Grab your equipment bag and get on the Green Line. A veteran lefty starts and goes six innings, walks none, strikes out three, throws 71 pitches, and he can see the big leagues from there.
Although it's a bit more difficult right now to see that, from Saskatchewan.
"I've always spent the offseason home in North Battleford," Albers said. "I was a sub teacher for eight years. I usually drove to spring training. Thirty-eight hours from home to Fort Myers."
The most interesting drive came in 2011, when Albers was the owner of a well-used 2004 Buick LeSabre. He had been in independent baseball and went to Arizona in February for workouts.
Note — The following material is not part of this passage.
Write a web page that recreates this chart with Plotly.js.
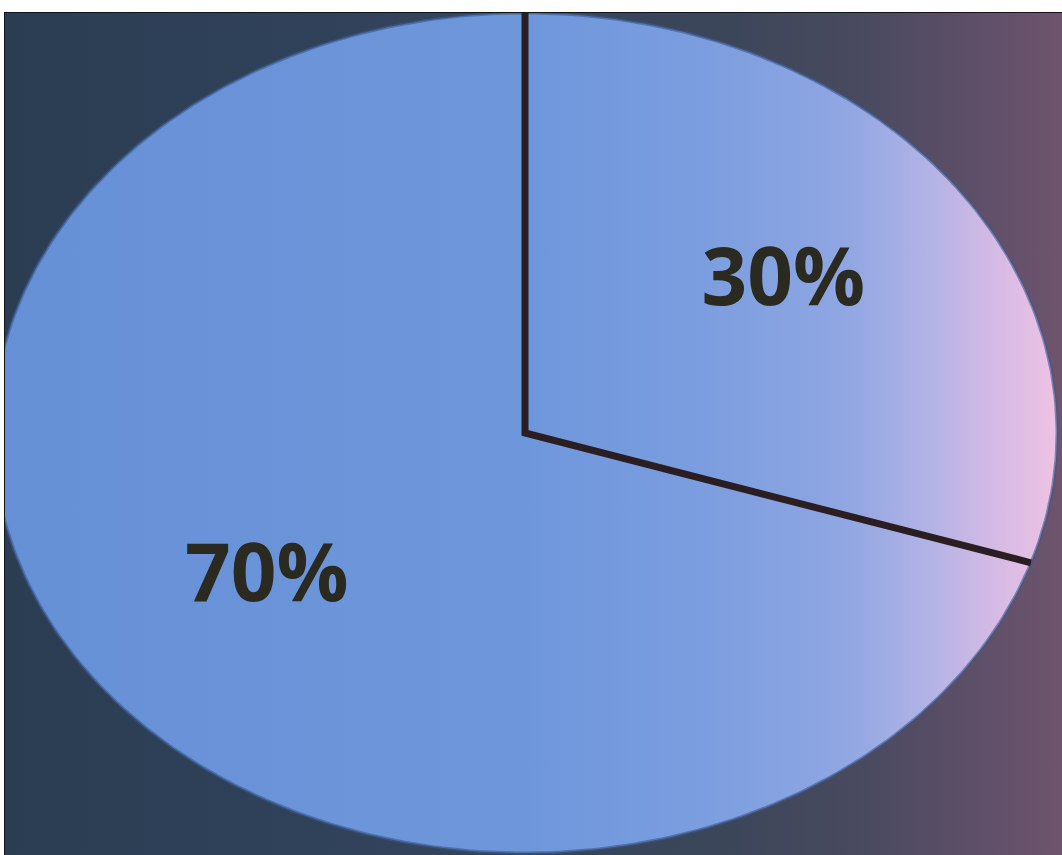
<!DOCTYPE html>
<html>
<head>
<meta charset="utf-8">
<script src="https://cdn.plot.ly/plotly-3.0.1.min.js"></script>
<style>
  html, body { margin: 0; padding: 0; background: #ffffff; width: 1062px; height: 855px; overflow: hidden; }
  #frame {
    position: absolute; left: 4px; top: 12px; width: 1057px; height: 842px;
    border-top: 1px solid #141414; border-left: 1px solid #141414;
    background: linear-gradient(to right, #2b3d52 0%, #30425a 30%, #36455b 55%, #3b4659 68%, #4a4a60 82%, #5e4f68 92%, #6e546c 100%);
  }
  #chart { position: absolute; left: 0; top: 0; width: 1057px; height: 842px; }
</style>
</head>
<body>
<div id="frame"><div id="chart"></div></div>
<script>
// ---- data ----
const sliceNames = ['Part A', 'Part B'];
const sliceValues = [30, 70];
const startAngle = 90;   // degrees, 12 o'clock, going clockwise

// ---- styling ----
const pieGradient = [[0, '#6690d6'], [0.5, '#6e97db'], [0.66, '#7a9ddf'], [0.8, '#8fa6e2'], [0.875, '#b0b2e6'], [0.94, '#d4bae4'], [1, '#eec2e4']];
const textColor = '#2a2a20';
const edgeColor = '#2a1e22';

const total = sliceValues.reduce((a, b) => a + b, 0);
const rad = d => d * Math.PI / 180;
const traces = [];
const labelX = [], labelY = [], labelT = [];
const boundaries = [];
let cum = 0;
sliceValues.forEach((v, i) => {
  const a0 = startAngle - cum / total * 360;
  cum += v;
  const a1 = startAngle - cum / total * 360;
  boundaries.push(a0);
  const n = Math.max(2, Math.ceil(Math.abs(a1 - a0)));
  const xs = [0], ys = [0];
  for (let k = 0; k <= n; k++) {
    const a = rad(a0 + (a1 - a0) * k / n);
    xs.push(Math.cos(a)); ys.push(Math.sin(a));
  }
  xs.push(0); ys.push(0);
  traces.push({
    type: 'scatter', x: xs, y: ys, mode: 'lines', fill: 'toself',
    name: sliceNames[i],
    line: { color: 'rgba(60,88,140,0.6)', width: 3 },
    fillgradient: { type: 'horizontal', start: -1, stop: 1, colorscale: pieGradient },
    hoverinfo: 'skip', showlegend: false
  });
  const mid = rad((a0 + a1) / 2);
  labelX.push(0.6 * Math.cos(mid));
  labelY.push(0.6 * Math.sin(mid));
  labelT.push(Math.round(v / total * 100) + '%');
});

// radial separators
const rx = [], ry = [];
boundaries.forEach((b, i) => {
  if (i > 0) { rx.push(0); ry.push(0); }
  rx.push(Math.cos(rad(b))); ry.push(Math.sin(rad(b)));
  if (i === 0) { rx.push(0); ry.push(0); }
});
traces.push({
  type: 'scatter', x: rx, y: ry, mode: 'lines',
  line: { color: edgeColor, width: 7 }, hoverinfo: 'skip', showlegend: false
});

traces.push({
  type: 'scatter', x: labelX, y: labelY, mode: 'text', text: labelT,
  textposition: 'middle center',
  textfont: { family: 'Open Sans, Lato, sans-serif', size: 80, weight: 'bold', color: textColor },
  hoverinfo: 'skip', showlegend: false, cliponaxis: false
});

const W = 1057, H = 842;
const cx = 520, cy = 420, rpx = 532, rpy = 420;
const layout = {
  width: W, height: H,
  margin: { l: 0, r: 0, t: 0, b: 0 },
  paper_bgcolor: 'rgba(0,0,0,0)', plot_bgcolor: 'rgba(0,0,0,0)',
  xaxis: { range: [-cx / rpx, (W - cx) / rpx], visible: false, fixedrange: true },
  yaxis: { range: [-(H - cy) / rpy, cy / rpy], visible: false, fixedrange: true },
  showlegend: false
};
Plotly.newPlot('chart', traces, layout, { displayModeBar: false, staticPlot: true });
</script>
</body>
</html>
On March 10, he was signed by the Twins and drove the LeSabre to Fort Myers.
Albers had climbed to the starting rotation in Class AAA Rochester in 2013. He was 11-5 with a 2.86 ERA at the end of July.
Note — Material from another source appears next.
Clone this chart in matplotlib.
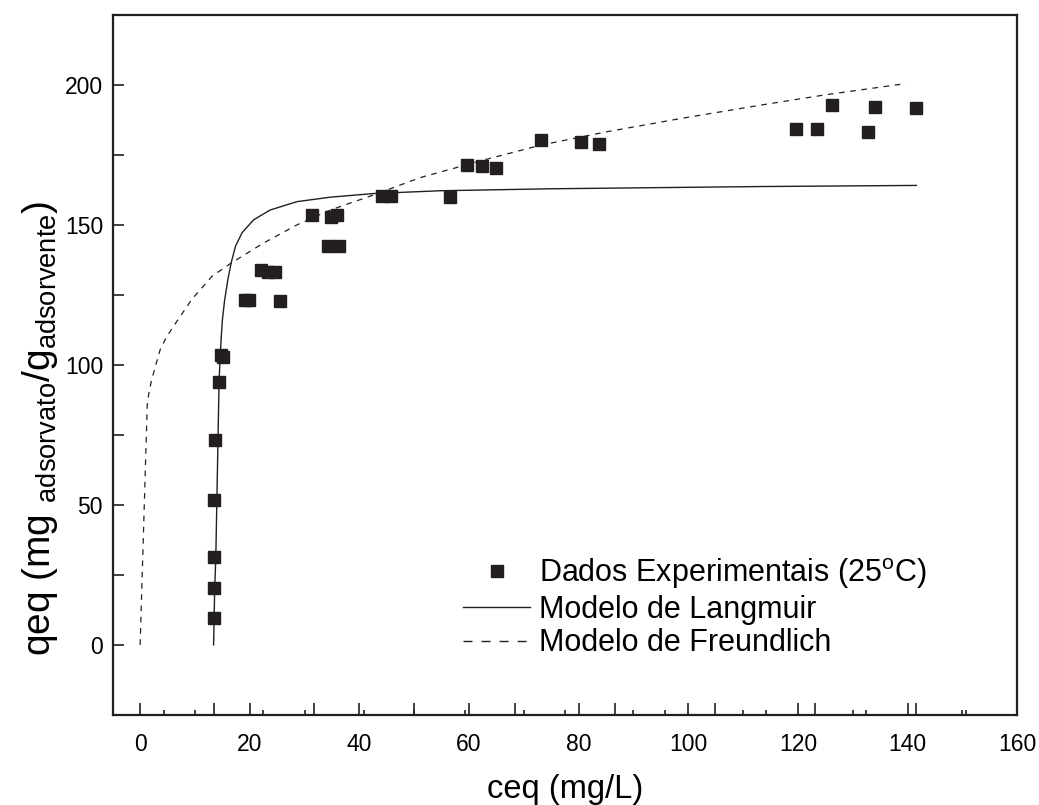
import matplotlib
matplotlib.use("Agg")
import matplotlib.pyplot as plt
from matplotlib.lines import Line2D

plt.rcParams["font.family"] = ["Liberation Sans", "DejaVu Sans"]
plt.rcParams["mathtext.default"] = "regular"

# experimental points (ceq, qeq)
ceq_exp = [13.4, 13.4, 13.4, 13.5, 13.7, 14.4, 14.7, 15.1,
           19.1, 19.9, 25.6, 22.0, 23.3, 24.6, 31.4, 34.9, 35.9,
           34.2, 36.3, 44.1, 45.7, 56.5, 59.7, 62.4, 65.0,
           73.2, 80.4, 83.7, 119.6, 123.4, 126.3, 132.8, 134.0, 141.6]
qeq_exp = [9.7, 20.4, 31.3, 51.9, 73.1, 93.9, 103.5, 102.8,
           123.4, 123.2, 123.0, 134.0, 133.3, 133.3, 153.7, 153.0, 153.5,
           142.7, 142.7, 160.5, 160.5, 160.2, 171.5, 171.3, 170.6,
           180.6, 179.8, 178.9, 184.5, 184.5, 193.1, 183.4, 192.2, 191.7]

# Langmuir fit curve
lang_x = [13.4, 13.5, 13.6, 13.8, 14.0, 14.2, 14.4, 14.6, 14.8, 15.0, 15.4,
          16.0, 16.6, 17.4, 18.6, 20.7, 23.7, 28.6, 34.7, 42.6, 54.8, 75.0, 98.6,
          113.2, 141.6]
lang_y = [0, 10, 20, 31, 52, 73, 94, 103, 110, 116, 123,
          130.5, 136.5, 142.5, 147.3, 151.9, 155.4, 158.4, 160.0, 161.3, 162.3, 163.0, 163.5,
          163.8, 164.2]

# Freundlich fit curve
freund_x = [0, 1.3, 1.6, 2.1, 3.0, 3.65, 4.8, 6.1, 9.4, 13.1, 16.4, 22.5, 28.6,
            34.7, 42.6, 51.1, 63.3, 73.1, 85.2, 98.6, 113.2, 125.4, 139.7]
freund_y = [0, 86, 90, 94.8, 101, 105.5, 110, 113.9, 123.4, 131.7, 136.2, 143.6, 150.1,
            155.4, 160.8, 167.0, 173.6, 178.6, 183.4, 188.1, 192.9, 196.7, 200.6]

x_major = [0, 20, 40, 60, 80, 100, 120, 140, 160]
x_minor = [10, 30, 50, 70, 90, 110, 130, 150]
# second tick set drawn on the bottom axis
x2_major = [13.4, 31.7, 50.0, 68.3, 86.6, 104.9, 123.2, 141.5]
x2_minor = [4.3, 22.5, 40.8, 59.2, 77.5, 95.8, 114.1, 132.4, 150.7]
y_major = [0, 50, 100, 150, 200]
y_minor = [-25, 25, 75, 125, 175]

ink = "#231f20"

fig = plt.figure(figsize=(10.39, 8.05), dpi=100)
ax = fig.add_axes([0.1085, 0.112, 0.8705, 0.869])

pts, = ax.plot(ceq_exp, qeq_exp, linestyle="none", marker="s", markersize=9,
               color=ink, zorder=3)
lang, = ax.plot(lang_x, lang_y, color=ink, lw=1.0)
ax.plot(freund_x, freund_y, color=ink, lw=0.9, dashes=(4.5, 4.5))

ax.set_xlim(-5, 160)
ax.set_ylim(-25, 225)

ax.set_xticks(x_major)
ax.set_xticks(x_minor, minor=True)
ax.set_yticks(y_major)
ax.set_yticks(y_minor, minor=True)

for s in ax.spines.values():
    s.set_linewidth(1.6)
    s.set_color(ink)

ax.tick_params(axis="x", which="major", direction="in", length=8.6, width=1.2,
               pad=13, labelsize=16.5, top=False, color=ink)
ax.tick_params(axis="x", which="minor", direction="in", length=3.6, width=1.2,
               top=False, color=ink)
ax.tick_params(axis="y", which="both", direction="in", length=8, width=1.2,
               pad=7, labelsize=16.5, right=False, color=ink)
ax.tick_params(axis="y", which="minor", length=8)

ax2 = ax.twiny()
ax2.set_xlim(ax.get_xlim())
ax2.xaxis.set_ticks_position("bottom")
ax2.set_xticks(x2_major)
ax2.set_xticks(x2_minor, minor=True)
ax2.tick_params(axis="x", which="major", direction="in", length=8.6, width=1.2,
                labelbottom=False, labeltop=False, color=ink)
ax2.tick_params(axis="x", which="minor", direction="in", length=3.6, width=1.2,
                color=ink)
for s in ax2.spines.values():
    s.set_visible(False)

ax.set_xlabel("ceq (mg/L)", fontsize=23.5, labelpad=13)
ax.set_ylabel("qeq (mg $_{adsorvato}$/g$_{adsorvente}$)", fontsize=28)
ax.yaxis.set_label_coords(-0.058, 0.41)

# legend keeps a coarser dash than the plotted curve
freund_key = Line2D([], [], color=ink, lw=1.0, dashes=(6.5, 6.5))
ax.legend([pts, lang, freund_key],
          ["Dados Experimentais (25$^{o}$C)", "Modelo de Langmuir",
           "Modelo de Freundlich"],
          loc="upper left", bbox_to_anchor=(0.4456, 0.309),
          bbox_transform=fig.transFigure, frameon=False, fontsize=22,
          handlelength=2.2, handletextpad=0.28, labelspacing=0.12,
          borderpad=0, borderaxespad=0)

fig.savefig("out.png", dpi=100)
That was a Twins team so abysmal on the mound that Vance "The Vanimal" Worley was the Opening Day starter.
The Twins finally went to the then-27-year-old Albers, with his 86-miles-per-hour fastball, a curve as slow as 65 mph, a cutter and a spotty changeup. And this happened:
• Aug. 6 at Kansas City: Twins 7, Royals 0. Albers' pitching line: 8⅓ innings, four hits, one walk, two strikeouts, 109 pitches. Time of game: 2:33.
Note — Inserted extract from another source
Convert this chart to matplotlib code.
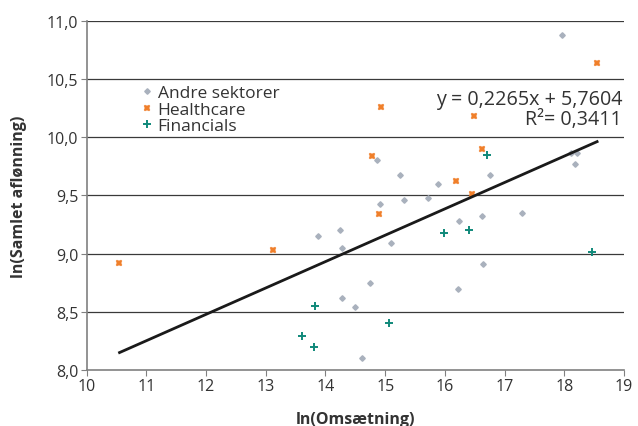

• Aug. 12 at Target Field: Twins 3, Cleveland 0. Albers' pitching line: nine innings, two hits, no walks, two strikeouts, 102 pitches. Time of game: 2:21.
Albers followed his sterling beginning with only two strong starts in his last eight. He was released by the Twins in 2014.
He pitched in Korea that season, pitched in one game for his home country Blue Jays in 2015, popped back up with the Twins for six games in 2016, was 5-1 in nine games for Seattle in 2017, and spent the past three seasons with the Orix Buffaloes in Osaka, Japan.
"They still play some small ball there and striking out is bad," Albers said. "Don't take strike three in Japan. They get after you."
Albers, now 35, remains the Twins' record holder with those 17⅓ scoreless innings in his first two career starts. He expects to retain that distinction.
"Where the game has gone — strikeouts, full counts, don't face the order for a third time," he said. "… I don't think you're going to see a pitcher have a chance to get eight-plus [innings] in his first two starts.
"Especially with two strikeouts in each game. That's not going to happen again."